Wexford planned on developing outdoor communal spaces to complement Bailey Park. The remaining parts of Bailey Power Plant, which consists of two smaller buildings, will be repurposed by WFIQ.
Select construction began in 2013 and it was said that the selected space would be available for occupancy in early 2015. Complete construction and occupancy should be completed by December 2017.
Junior Ethan Green is very involved in downtown news and culture.
“My family is intertwined with the whole Krankies crowd and the whole warehouse crowd and I think I heard about it from J.B, John Bryan.
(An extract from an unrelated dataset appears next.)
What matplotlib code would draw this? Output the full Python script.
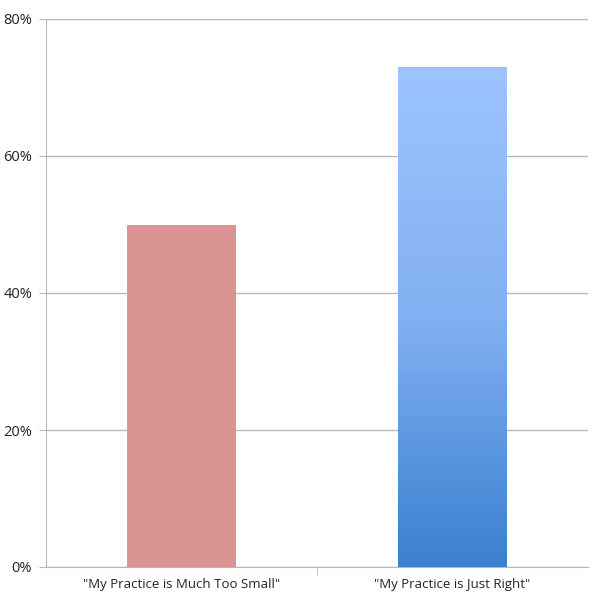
import numpy as np
import matplotlib
matplotlib.use('Agg')
import matplotlib.pyplot as plt
from matplotlib.colors import LinearSegmentedColormap
from matplotlib.ticker import PercentFormatter

# Данные
categories = ['"My Practice is Much Too Small"', '"My Practice is Just Right"']
values = [50, 73]

plt.rcParams['font.family'] = ['Open Sans', 'DejaVu Sans']

fig = plt.figure(figsize=(6.0, 5.99), dpi=100)
ax = fig.add_axes([46 / 600, 32 / 599, 542 / 600, 548 / 599])

x = np.arange(len(categories))
bars = ax.bar(x, values, width=0.4, color=['#da9494', 'none'],
              edgecolor='none', zorder=3)

# Градиент для второго столбца
grad = LinearSegmentedColormap.from_list('g', ['#3a80d0', '#82b0f2', '#9dc4ff'])
b = bars[1]
x0, w, h = b.get_x(), b.get_width(), b.get_height()
img = ax.imshow(np.linspace(0, 1, 256).reshape(-1, 1), cmap=grad, origin='lower',
                extent=[x0, x0 + w, 0, h], aspect='auto', zorder=3)
img.set_clip_path(b)

ax.set_xlim(-0.5, 1.5)
ax.set_ylim(0, 80)
ax.set_yticks([0, 20, 40, 60, 80])
ax.yaxis.set_major_formatter(PercentFormatter(decimals=0))
ax.set_xticks(x)
ax.set_xticklabels(categories)
ax.set_xticks([0.5], minor=True)

ax.grid(axis='y', color='#b8b8b8', linewidth=1, zorder=0)
for s in ['top', 'right']:
    ax.spines[s].set_visible(False)
for s in ['left', 'bottom']:
    ax.spines[s].set_color('#b8b8b8')
ax.tick_params(axis='y', colors='#b8b8b8', labelcolor='#222222', length=5,
               labelsize=10.5, pad=5)
ax.tick_params(axis='x', which='major', length=0, labelcolor='#222222',
               labelsize=9.5, pad=8)
ax.tick_params(axis='x', which='minor', length=6, color='#b8b8b8')

fig.savefig('out.png', dpi=100)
He owns Krankies,” Green said. “I heard that he had a project he was working on about redoing the smokestacks and making them into a market.”
Green is also interested in the markets as he believes in supporting local businesses.
“I’m interested in going to shops there once they get that opened, because supporting lots of local artists and local businesses is kinda my thing,” Green said. “I think it’s really great what they’re doing over there. I hope that they keep the whole Winston Salem feeling and the old factory feeling, because to me the smokestacks incorporate Winston Salem.”
Developers of the project believe that the renovations will create a lot of great opportunities for residents and workers at the Innovation Quarter and for those in the community that will enjoy the new space.